- [Given instruction] Retype these lines and no others: the line holding "Recreate this image", the line holding "9.7, 8.2, 7.4];", and all lines between them. Pictures stay out.

- [Material provided]
· · · ·

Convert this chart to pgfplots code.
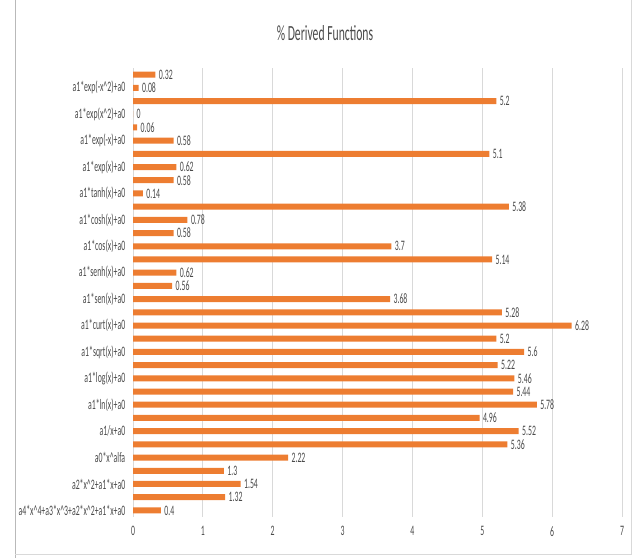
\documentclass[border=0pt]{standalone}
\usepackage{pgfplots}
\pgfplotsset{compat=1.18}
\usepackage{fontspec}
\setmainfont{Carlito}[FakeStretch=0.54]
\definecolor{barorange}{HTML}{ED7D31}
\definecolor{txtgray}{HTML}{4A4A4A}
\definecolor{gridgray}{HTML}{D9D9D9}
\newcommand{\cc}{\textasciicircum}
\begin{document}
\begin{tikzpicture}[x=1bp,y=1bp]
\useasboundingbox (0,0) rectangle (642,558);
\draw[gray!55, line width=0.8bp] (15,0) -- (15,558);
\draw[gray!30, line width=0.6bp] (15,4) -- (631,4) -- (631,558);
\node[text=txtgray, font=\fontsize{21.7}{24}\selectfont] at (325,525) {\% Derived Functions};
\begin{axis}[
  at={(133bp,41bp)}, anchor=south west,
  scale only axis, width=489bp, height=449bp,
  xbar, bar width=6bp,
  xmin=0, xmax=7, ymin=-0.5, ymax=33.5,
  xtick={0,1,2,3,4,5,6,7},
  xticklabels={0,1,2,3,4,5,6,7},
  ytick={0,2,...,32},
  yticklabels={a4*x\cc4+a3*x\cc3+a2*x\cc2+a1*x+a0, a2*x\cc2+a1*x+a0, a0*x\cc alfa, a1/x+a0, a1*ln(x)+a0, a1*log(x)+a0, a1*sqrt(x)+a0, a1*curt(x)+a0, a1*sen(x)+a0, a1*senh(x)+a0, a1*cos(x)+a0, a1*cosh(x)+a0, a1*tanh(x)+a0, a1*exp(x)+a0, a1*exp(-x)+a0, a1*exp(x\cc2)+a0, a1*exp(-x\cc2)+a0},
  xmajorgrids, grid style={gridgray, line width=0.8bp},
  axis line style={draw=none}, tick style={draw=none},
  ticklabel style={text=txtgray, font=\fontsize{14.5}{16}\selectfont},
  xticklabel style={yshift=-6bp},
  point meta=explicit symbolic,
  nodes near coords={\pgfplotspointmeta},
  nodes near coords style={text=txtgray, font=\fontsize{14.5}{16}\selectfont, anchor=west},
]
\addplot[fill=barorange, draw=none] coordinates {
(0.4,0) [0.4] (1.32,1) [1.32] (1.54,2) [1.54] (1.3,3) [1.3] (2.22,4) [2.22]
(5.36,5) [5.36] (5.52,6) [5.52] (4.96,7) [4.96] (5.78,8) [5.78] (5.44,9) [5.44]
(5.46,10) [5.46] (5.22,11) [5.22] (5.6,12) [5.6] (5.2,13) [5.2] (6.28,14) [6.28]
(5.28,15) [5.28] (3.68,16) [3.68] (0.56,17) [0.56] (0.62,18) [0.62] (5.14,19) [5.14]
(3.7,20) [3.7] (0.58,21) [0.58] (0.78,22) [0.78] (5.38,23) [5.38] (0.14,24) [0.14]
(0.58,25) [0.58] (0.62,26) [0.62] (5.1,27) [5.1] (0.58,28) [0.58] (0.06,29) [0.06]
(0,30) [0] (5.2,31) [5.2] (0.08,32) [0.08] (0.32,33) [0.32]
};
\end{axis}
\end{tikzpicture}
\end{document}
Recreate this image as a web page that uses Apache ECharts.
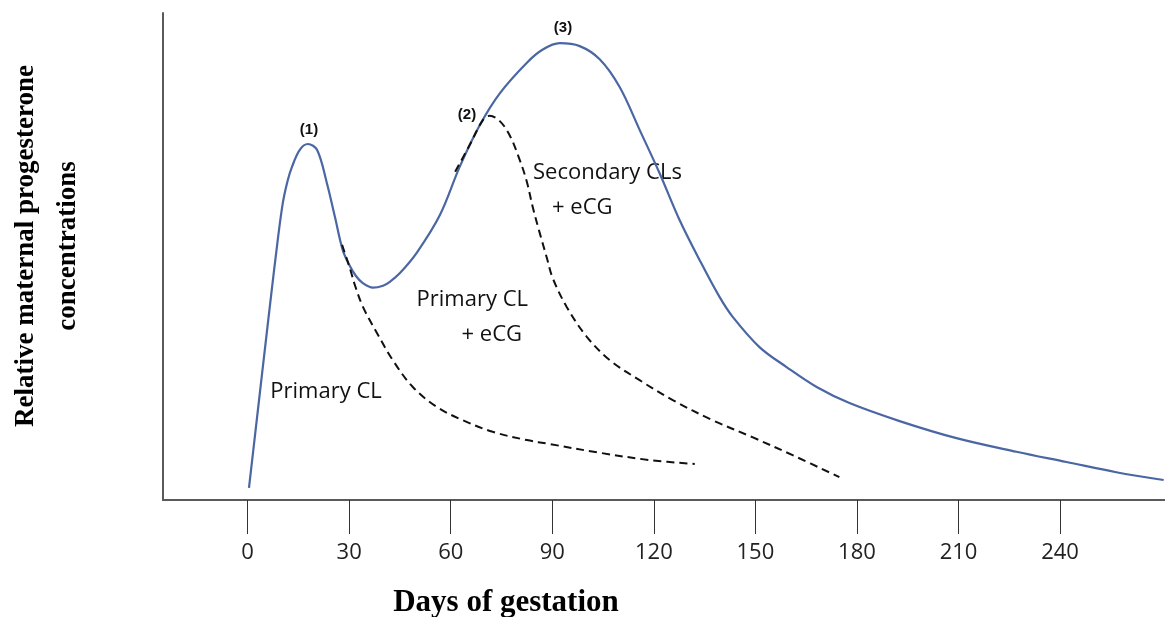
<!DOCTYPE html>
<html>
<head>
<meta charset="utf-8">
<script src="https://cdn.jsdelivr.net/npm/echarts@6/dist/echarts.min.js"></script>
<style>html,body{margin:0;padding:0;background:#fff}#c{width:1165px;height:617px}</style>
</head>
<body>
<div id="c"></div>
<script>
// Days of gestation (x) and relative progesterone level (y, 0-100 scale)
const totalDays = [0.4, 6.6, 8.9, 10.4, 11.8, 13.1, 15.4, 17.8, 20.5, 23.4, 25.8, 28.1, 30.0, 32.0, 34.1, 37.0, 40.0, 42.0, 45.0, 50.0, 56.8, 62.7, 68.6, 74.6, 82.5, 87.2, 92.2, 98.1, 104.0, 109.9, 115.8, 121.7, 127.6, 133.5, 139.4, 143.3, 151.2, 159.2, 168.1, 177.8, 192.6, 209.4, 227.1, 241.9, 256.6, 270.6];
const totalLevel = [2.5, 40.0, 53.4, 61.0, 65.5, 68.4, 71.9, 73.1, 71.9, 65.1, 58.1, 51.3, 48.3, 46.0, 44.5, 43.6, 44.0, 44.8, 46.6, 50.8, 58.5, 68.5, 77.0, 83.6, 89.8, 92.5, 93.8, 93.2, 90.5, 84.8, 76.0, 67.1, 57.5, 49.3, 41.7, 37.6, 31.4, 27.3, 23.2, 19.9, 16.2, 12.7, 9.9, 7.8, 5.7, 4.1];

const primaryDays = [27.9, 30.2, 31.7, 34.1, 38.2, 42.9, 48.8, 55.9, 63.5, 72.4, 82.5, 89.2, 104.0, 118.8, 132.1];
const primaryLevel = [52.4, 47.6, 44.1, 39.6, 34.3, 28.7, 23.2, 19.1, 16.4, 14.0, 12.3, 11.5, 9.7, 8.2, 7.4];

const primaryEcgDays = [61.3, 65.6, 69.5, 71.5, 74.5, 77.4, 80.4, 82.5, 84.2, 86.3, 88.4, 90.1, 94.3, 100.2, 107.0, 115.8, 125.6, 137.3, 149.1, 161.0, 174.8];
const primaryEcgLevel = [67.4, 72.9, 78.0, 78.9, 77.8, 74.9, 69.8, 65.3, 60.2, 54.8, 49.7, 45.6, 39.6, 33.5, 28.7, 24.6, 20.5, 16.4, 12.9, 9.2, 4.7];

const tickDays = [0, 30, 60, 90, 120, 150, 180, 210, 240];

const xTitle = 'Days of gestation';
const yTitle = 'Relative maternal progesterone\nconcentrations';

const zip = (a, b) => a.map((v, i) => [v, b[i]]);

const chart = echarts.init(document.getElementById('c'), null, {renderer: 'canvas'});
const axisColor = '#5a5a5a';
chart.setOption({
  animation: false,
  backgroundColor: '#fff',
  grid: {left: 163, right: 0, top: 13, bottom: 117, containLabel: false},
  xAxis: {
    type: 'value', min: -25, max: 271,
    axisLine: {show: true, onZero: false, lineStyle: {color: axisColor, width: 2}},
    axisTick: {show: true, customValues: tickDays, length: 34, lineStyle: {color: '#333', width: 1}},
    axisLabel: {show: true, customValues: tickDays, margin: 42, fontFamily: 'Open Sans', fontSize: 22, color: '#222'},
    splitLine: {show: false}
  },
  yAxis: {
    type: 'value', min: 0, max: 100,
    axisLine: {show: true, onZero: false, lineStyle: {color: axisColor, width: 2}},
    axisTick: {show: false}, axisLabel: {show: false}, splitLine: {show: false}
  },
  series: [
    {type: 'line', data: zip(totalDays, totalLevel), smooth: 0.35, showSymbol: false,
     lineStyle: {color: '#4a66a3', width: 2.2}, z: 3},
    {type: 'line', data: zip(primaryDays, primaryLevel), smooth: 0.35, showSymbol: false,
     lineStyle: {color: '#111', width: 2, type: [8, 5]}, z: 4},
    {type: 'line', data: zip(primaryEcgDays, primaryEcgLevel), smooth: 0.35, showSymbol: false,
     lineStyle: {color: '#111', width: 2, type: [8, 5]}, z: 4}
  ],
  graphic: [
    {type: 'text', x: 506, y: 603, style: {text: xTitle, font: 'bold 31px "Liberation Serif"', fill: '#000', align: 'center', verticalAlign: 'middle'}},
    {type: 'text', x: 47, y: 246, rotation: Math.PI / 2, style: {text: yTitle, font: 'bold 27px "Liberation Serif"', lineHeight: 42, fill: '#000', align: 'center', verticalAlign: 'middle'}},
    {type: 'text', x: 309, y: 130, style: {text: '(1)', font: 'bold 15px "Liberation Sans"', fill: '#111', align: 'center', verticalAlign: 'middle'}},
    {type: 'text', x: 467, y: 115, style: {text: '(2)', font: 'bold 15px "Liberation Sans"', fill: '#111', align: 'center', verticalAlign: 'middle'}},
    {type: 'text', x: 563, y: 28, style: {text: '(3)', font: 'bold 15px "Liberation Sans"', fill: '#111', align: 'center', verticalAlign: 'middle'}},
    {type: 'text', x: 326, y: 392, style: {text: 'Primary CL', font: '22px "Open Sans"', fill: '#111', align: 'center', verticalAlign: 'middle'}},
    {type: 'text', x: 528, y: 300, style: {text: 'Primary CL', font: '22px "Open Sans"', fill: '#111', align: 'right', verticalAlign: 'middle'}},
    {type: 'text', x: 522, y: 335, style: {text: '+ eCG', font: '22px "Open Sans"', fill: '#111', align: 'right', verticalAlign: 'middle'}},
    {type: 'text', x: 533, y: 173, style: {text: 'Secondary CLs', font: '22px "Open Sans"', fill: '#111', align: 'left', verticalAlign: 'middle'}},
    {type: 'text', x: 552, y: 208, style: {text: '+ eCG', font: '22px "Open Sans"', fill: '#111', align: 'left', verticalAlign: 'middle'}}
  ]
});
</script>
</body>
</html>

· · · ·

- [Exercise response]
Recreate this image as a web page that uses Apache ECharts.
<!DOCTYPE html>
<html>
<head>
<meta charset="utf-8">
<script src="https://cdn.jsdelivr.net/npm/echarts@6/dist/echarts.min.js"></script>
<style>html,body{margin:0;padding:0;background:#fff}#c{width:1165px;height:617px}</style>
</head>
<body>
<div id="c"></div>
<script>
// Days of gestation (x) and relative progesterone level (y, 0-100 scale)
const totalDays = [0.4, 6.6, 8.9, 10.4, 11.8, 13.1, 15.4, 17.8, 20.5, 23.4, 25.8, 28.1, 30.0, 32.0, 34.1, 37.0, 40.0, 42.0, 45.0, 50.0, 56.8, 62.7, 68.6, 74.6, 82.5, 87.2, 92.2, 98.1, 104.0, 109.9, 115.8, 121.7, 127.6, 133.5, 139.4, 143.3, 151.2, 159.2, 168.1, 177.8, 192.6, 209.4, 227.1, 241.9, 256.6, 270.6];
const totalLevel = [2.5, 40.0, 53.4, 61.0, 65.5, 68.4, 71.9, 73.1, 71.9, 65.1, 58.1, 51.3, 48.3, 46.0, 44.5, 43.6, 44.0, 44.8, 46.6, 50.8, 58.5, 68.5, 77.0, 83.6, 89.8, 92.5, 93.8, 93.2, 90.5, 84.8, 76.0, 67.1, 57.5, 49.3, 41.7, 37.6, 31.4, 27.3, 23.2, 19.9, 16.2, 12.7, 9.9, 7.8, 5.7, 4.1];

const primaryDays = [27.9, 30.2, 31.7, 34.1, 38.2, 42.9, 48.8, 55.9, 63.5, 72.4, 82.5, 89.2, 104.0, 118.8, 132.1];
const primaryLevel = [52.4, 47.6, 44.1, 39.6, 34.3, 28.7, 23.2, 19.1, 16.4, 14.0, 12.3, 11.5, 9.7, 8.2, 7.4];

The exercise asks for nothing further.